Hashimoto thyroiditis in Child
HT most commonly presents in the teen years and has a variable clinical presentation ranging from asymptomatic (clinical euthyroidism with or without goiter) to overt symptoms of hypothyroidism. Initially, thyrotropin and levorotatory thyroxine (T4) may be normal, with some patients developing an enlarged thyroid gland resulting from lymphocytic infiltration of the thyroid from thyroid growth-stimulating antibodies. The thyrotropin will usually rise with a normal to low normal T4. During this phase, patients may develop a goiter but are often clinically euthyroid (no overt hypothyroid symptoms other than a goiter).
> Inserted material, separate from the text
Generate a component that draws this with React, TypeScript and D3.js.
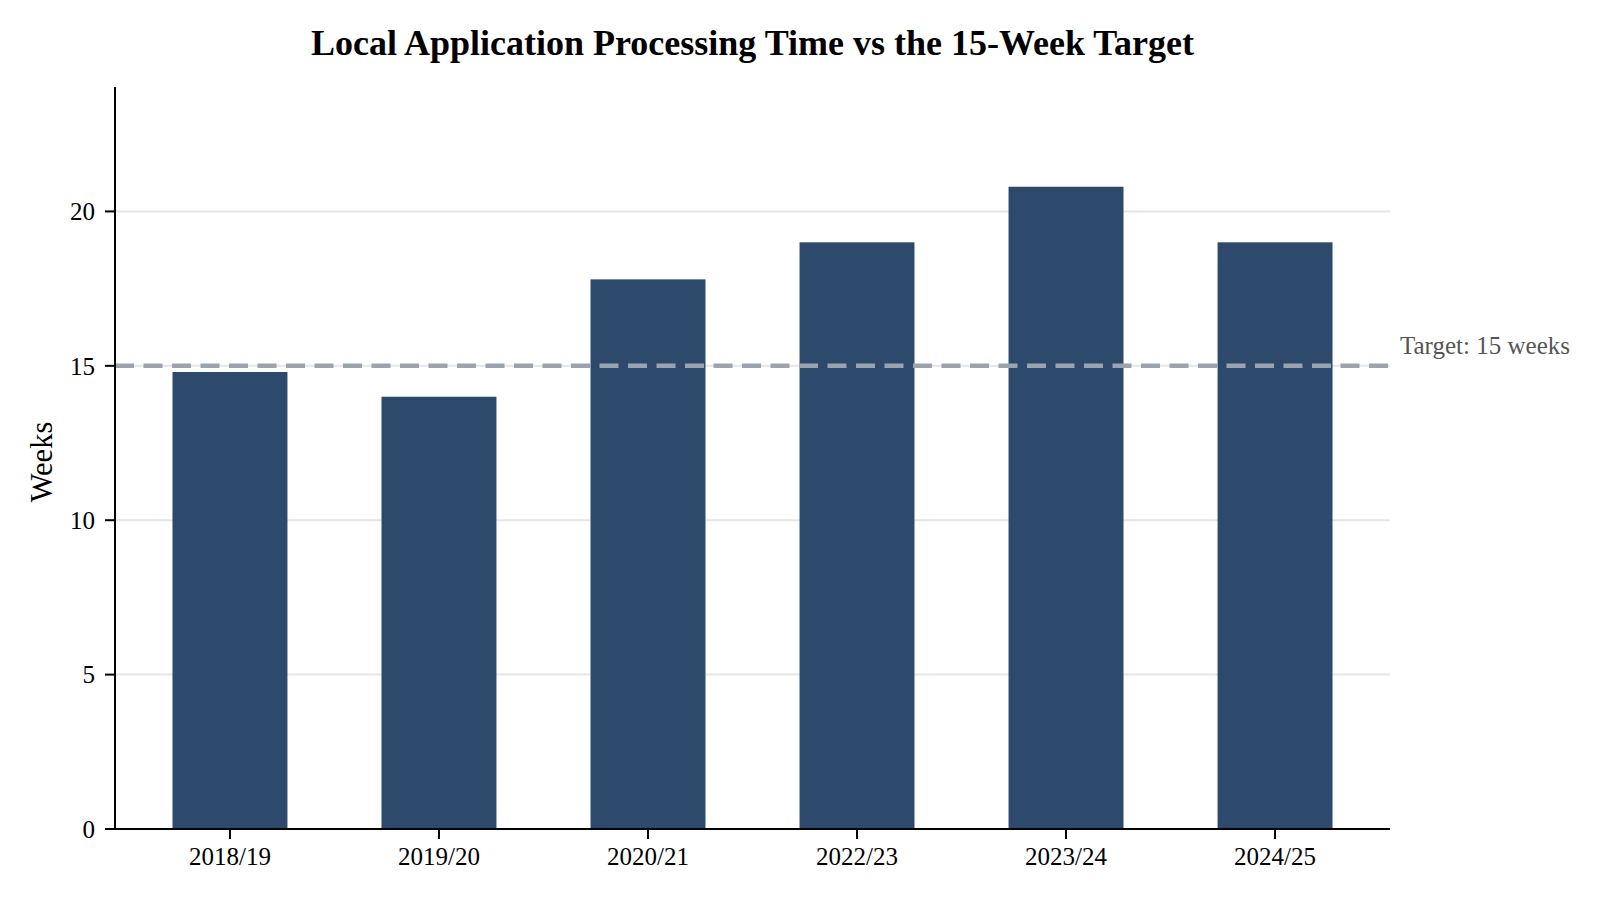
import React from "react";
import * as d3 from "d3";

const categories = ["2018/19", "2019/20", "2020/21", "2022/23", "2023/24", "2024/25"];
const weeks = [14.8, 14.0, 17.8, 19.0, 20.8, 19.0];
const yTicks = [0, 5, 10, 15, 20];
const targetValue = 15;
const targetLabel = "Target: 15 weeks";
const title = "Local Application Processing Time vs the 15-Week Target";
const yLabel = "Weeks";

const W = 1600;
const H = 900;
const left = 115;
const right = 1390;
const top = 87;
const bottom = 829;
const FONT = "'Liberation Serif', 'Times New Roman', serif";

export default function App() {
  const x = d3
    .scaleBand<string>()
    .domain(categories)
    .range([left, right])
    .paddingInner(0.45)
    .paddingOuter(0.275);
  const y = d3.scaleLinear().domain([0, 24.03]).range([bottom, top]);

  return (
    <div style={{ position: "absolute", left: 0, top: 0 }}>
      <svg width={W} height={H} style={{ display: "block", background: "#fff" }} fontFamily={FONT}>
        {/* gridlines */}
        {yTicks
          .filter((t) => t > 0)
          .map((t) => (
            <line key={"g" + t} x1={left} x2={right} y1={y(t)} y2={y(t)} stroke="#e5e5e5" strokeWidth={2} />
          ))}
        {/* bars */}
        {categories.map((c, i) => (
          <rect
            key={c}
            x={x(c)}
            y={y(weeks[i])}
            width={x.bandwidth()}
            height={y(0) - y(weeks[i])}
            fill="#2d4a6c"
          />
        ))}
        {/* target line */}
        <line
          x1={left}
          x2={right}
          y1={y(targetValue)}
          y2={y(targetValue)}
          stroke="#9ba3ae"
          strokeWidth={4.5}
          strokeDasharray="19 9.5"
        />
        <text x={right + 10} y={y(targetValue) - 12} fontSize={25} fill="#555555">
          {targetLabel}
        </text>
        {/* axes */}
        <line x1={left} x2={left} y1={top} y2={bottom + 1} stroke="#000" strokeWidth={2} />
        <line x1={left - 1} x2={right} y1={bottom} y2={bottom} stroke="#000" strokeWidth={2} />
        {yTicks.map((t) => (
          <g key={"y" + t}>
            <line x1={left - 10} x2={left} y1={y(t)} y2={y(t)} stroke="#000" strokeWidth={2} />
            <text x={left - 20} y={y(t)} dy="0.35em" textAnchor="end" fontSize={25} fill="#000">
              {t}
            </text>
          </g>
        ))}
        {categories.map((c) => {
          const cx = (x(c) as number) + x.bandwidth() / 2;
          return (
            <g key={"x" + c}>
              <line x1={cx} x2={cx} y1={bottom} y2={bottom + 10} stroke="#000" strokeWidth={2} />
              <text x={cx} y={bottom + 36} textAnchor="middle" fontSize={25} fill="#000">
                {c}
              </text>
            </g>
          );
        })}
        <text
          transform={`translate(52, ${(top + bottom) / 2 + 4}) rotate(-90)`}
          textAnchor="middle"
          fontSize={30.5}
          fill="#000"
        >
          {yLabel}
        </text>
        <text x={(left + right) / 2} y={55} textAnchor="middle" fontSize={36} fontWeight="bold" fill="#000">
          {title}
        </text>
      </svg>
    </div>
  );
}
As the condition progresses and more of the gland is destroyed, thyrotropin levels continue to rise and free T4 levels fall below the normal range. Clinical symptoms of hypothyroidism are often present during this stage. Up to 40% of these patients may revert back to a euthyroid state and do not progress to overt hypothyroidism. Sometimes a transient hyperthyroid state called Hashitoxicosis can be encountered. During this period of time, active thyroid hormone is released from destroyed glandular tissue and results in a transient hyperthyroid state, which is usually followed by true hypothyroidism. Symptoms of hypothyroidism include slow growth rate, unexplained weight gain, dry skin, coarse dry hair, goiter, fatigue, constipation, cold intolerance, irregular menses, or delayed puberty.
This condition is 5 times more common in females. Up to 25% of siblings of a patient with HT may have HT. HT can be found more commonly in patients with other autoimmune disorders and in those with Turner syndrome or Down syndrome.